I transfer pricing adjustment non assumono rilevanza ai fini IVA quando sono finalizzati a integrare il margine operativo della controparte del gruppo. Tuttavia, diventano rilevanti per l’imposta sul valore aggiunto quando rappresentano il corrispettivo per la vendita di un bene o il saldo di un’operazione precedente.
Questo principio è stato espresso dall’Agenzia delle Entrate con la risposta all’interpello n. 266 del 18 dicembre 2024.
Il caso analizzato dall’Agenzia delle Entrate
L’Amministrazione finanziaria ha fornito chiarimenti in risposta a un interpello presentato da una società (Alfa) con sede nell’UE e registrata ai fini IVA in Italia. Alfa opera con la consociata statunitense Beta USA, effettuando acquisti intracomunitari e importazioni di beni per successiva lavorazione, seguiti dalla cessione dei prodotti finiti a Beta tramite operazioni di esportazione.
Per gli aggiustamenti Transfer Pricing (TP), Alfa emette due fatture per le transazioni con Beta USA:
- una prima fattura per il 5% del valore totale dovuto per ogni operazione;
- una seconda fattura, successiva, per il 95% rimanente, che rappresenta l’aggiustamento necessario per mantenere il margine operativo di Beta USA in linea con il principio di libera concorrenza. Quest’ultima non è emessa per singola operazione, ma per un periodo.
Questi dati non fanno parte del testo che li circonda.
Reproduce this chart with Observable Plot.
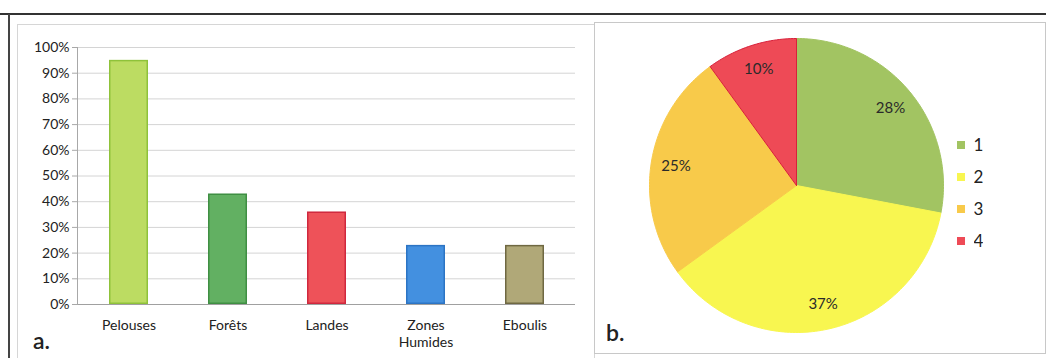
<!DOCTYPE html>
<html><head><meta charset="utf-8">
<script src="https://cdn.jsdelivr.net/npm/d3@7"></script>
<script src="https://cdn.jsdelivr.net/npm/@observablehq/plot@0.6"></script>
<style>
html,body{margin:0;padding:0;background:#fff;width:1046px;height:358px;overflow:hidden;font-family:Lato,"Open Sans",sans-serif;}
#root{position:relative;width:1046px;height:358px;overflow:hidden;}
.abs{position:absolute;}
#topline{left:0;top:13px;width:1046px;height:0;border-top:2px solid #333;}
#leftline{left:8px;top:14px;width:0;height:344px;border-left:2px solid #444;}
#boxA{left:17px;top:24px;width:576px;height:340px;border:1px solid #d6d6d6;}
#boxB{left:594px;top:22px;width:450px;height:330px;border:1px solid #c8c8c8;}
.panel{font-size:23px;color:#222;font-weight:600;}
#lg{left:957px;top:129px;}
.lg-swatch{height:31px;font-size:17px;color:#222;}
</style></head>
<body><div id="root">
<div id="topline" class="abs"></div>
<div id="leftline" class="abs"></div>
<div id="boxA" class="abs"></div>
<div id="boxB" class="abs"></div>
<div id="chartA" class="abs" style="left:17px;top:25px;"></div>
<div id="chartB" class="abs" style="left:594px;top:22px;"></div>
<div id="lg" class="abs"></div>
<div class="abs panel" style="left:33px;top:326px;">a.</div>
<div class="abs panel" style="left:606px;top:318px;">b.</div>
</div>
<script>
// Bar chart data (panel a)
const categories = ["Pelouses", "Forêts", "Landes", "Zones\nHumides", "Eboulis"];
const barValues = [95, 43, 36, 23, 23];
const barFills = ["#bcdc62", "#62b062", "#ee5259", "#4390e0", "#b0a878"];
const barStrokes = ["#8fc23a", "#3f8f43", "#d0283e", "#2c74c4", "#6f6842"];
const yTicks = [0, 10, 20, 30, 40, 50, 60, 70, 80, 90, 100];

// Pie chart data (panel b)
const pieLabels = ["1", "2", "3", "4"];
const pieValues = [28, 37, 25, 10];
const pieColors = ["#a2c462", "#f8f650", "#f8ca4a", "#ee4a56"];

const font = "Lato, 'Open Sans', sans-serif";

const bars = categories.map((c, i) => ({cat: c, v: barValues[i], fill: barFills[i], stroke: barStrokes[i]}));

const chartA = Plot.plot({
  width: 576, height: 333,
  marginLeft: 60, marginRight: 18, marginTop: 22, marginBottom: 54,
  style: {fontFamily: font, fontSize: "14px", color: "#222", background: "transparent"},
  x: {domain: categories, paddingInner: 0.61, paddingOuter: 0.32, label: null},
  y: {domain: [0, 100], label: null},
  marks: [
    Plot.ruleY(yTicks.slice(1), {stroke: "#d4d4d4", strokeWidth: 1}),
    Plot.barY(bars, {x: "cat", y: "v", fill: d => d.fill, stroke: d => d.stroke, strokeWidth: 1.5, inset: 0.75}),
    Plot.ruleY([0], {stroke: "#a0a0a0"}),
    Plot.frame({anchor: "left", stroke: "#a8a8a8"}),
    Plot.axisY({ticks: yTicks, tickFormat: d => d + "%", tickSize: 5, tickPadding: 3, stroke: "#a8a8a8", label: null, fontSize: 14}),
    Plot.axisX({tickSize: 0, tickPadding: 13, label: null, fontSize: 14, lineHeight: 1.25})
  ]
});
document.getElementById("chartA").appendChild(chartA);

// Pie geometry computed from values with d3.pie
const arcs = d3.pie().sort(null).startAngle(0).endAngle(2 * Math.PI)(pieValues);
const poly = [];
arcs.forEach((a, i) => {
  const n = Math.max(2, Math.ceil((a.endAngle - a.startAngle) / 0.02));
  poly.push({s: i, x: 0, y: 0});
  for (let k = 0; k <= n; k++) {
    const t = a.startAngle + (a.endAngle - a.startAngle) * k / n;
    poly.push({s: i, x: Math.sin(t), y: Math.cos(t)});
  }
  poly.push({s: i, x: 0, y: 0});
});
const labelPos = arcs.map((a, i) => {
  const m = (a.startAngle + a.endAngle) / 2;
  return {x: 0.83 * Math.sin(m), y: 0.83 * Math.cos(m), t: pieValues[i] + "%"};
});

const cx = 202, cy = 163, R = 147;
const chartB = Plot.plot({
  width: 450, height: 330, margin: 0,
  style: {fontFamily: font, background: "transparent"},
  x: {domain: [-1, 1], range: [cx - R, cx + R], axis: null},
  y: {domain: [-1, 1], range: [cy + R, cy - R], axis: null},
  marks: pieLabels.map((l, i) => Plot.line(poly.filter(p => p.s === i), {
      x: "x", y: "y", fill: pieColors[i], stroke: i === 3 ? "#d8203a" : pieColors[i], strokeWidth: 1
    })).concat([
    Plot.text(labelPos, {x: "x", y: "y", text: "t", fontSize: 15, fill: "#2a2a2a"})
  ])
});
document.getElementById("chartB").appendChild(chartB);

const lg = Plot.legend({
  color: {type: "ordinal", domain: pieLabels, range: pieColors},
  legend: "swatches", columns: 1, swatchSize: 8, className: "lg",
  style: {fontFamily: font, fontSize: "17px", color: "#222"}
});
document.getElementById("lg").appendChild(lg);
</script>
</body></html>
Chiarimenti dell’Agenzia delle Entrate sui transfer pricing adjustment e IVA
Secondo l’Amministrazione finanziaria, affinché un transfer pricing adjustment assuma rilevanza ai fini IVA, è necessario che si tratti di rettifiche:
- a titolo oneroso;
- collegate a specifiche cessioni di beni o prestazioni di servizi;
- direttamente correlate al corrispettivo originariamente pattuito.
In altre parole, le rettifiche da transfer pricing rientrano nella base imponibile IVA quando, in base a specifiche clausole contrattuali, le parti manifestano l’intenzione di modificare il corrispettivo pattuito per la transazione intercompany.
L’analisi dell’Agenzia delle Entrate si basa sui principi generali del transfer pricing, il cui obiettivo è una corretta allocazione del reddito tra imprese di un gruppo multinazionale che operano in Stati diversi. Ai fini fiscali, il prezzo delle transazioni deve riflettere quello applicato da imprese indipendenti in condizioni di libera concorrenza (c.d. arm’s length principle), come previsto dall’art. 9 del Modello OCSE e dall’art. 110, comma 7 del TUIR (cfr. circolare n. 16/E del 24 maggio 2022).
Tuttavia, l’IVA ha una logica diversa: non mira a correggere la ripartizione dei redditi, ma a tassare il consumo di beni e servizi. Pertanto, le rettifiche transfer pricing non incidono automaticamente sulla base imponibile IVA, che dipende dal corrispettivo pattuito tra le parti e non dal valore normale del bene o servizio.
Nel caso analizzato, l’Agenzia ha ritenuto che la seconda fattura emessa da Alfa, pari al 95% dell’importo totale, fosse rilevante ai fini IVA. Secondo l’Amministrazione, non è plausibile considerare la quasi totalità del valore TP (fatturato a consuntivo) esclusivamente come un aggiustamento del margine operativo, poiché nella TP policy aziendale si afferma che tale aggiustamento corrisponde al 95% del corrispettivo totale.
Conclusioni
Una documentazione aziendale chiara e dettagliata è essenziale per determinare la natura degli aggiustamenti transfer pricing e il loro trattamento ai fini IVA. Una documentazione poco precisa può generare incertezze e comportare un errato inquadramento fiscale delle rettifiche.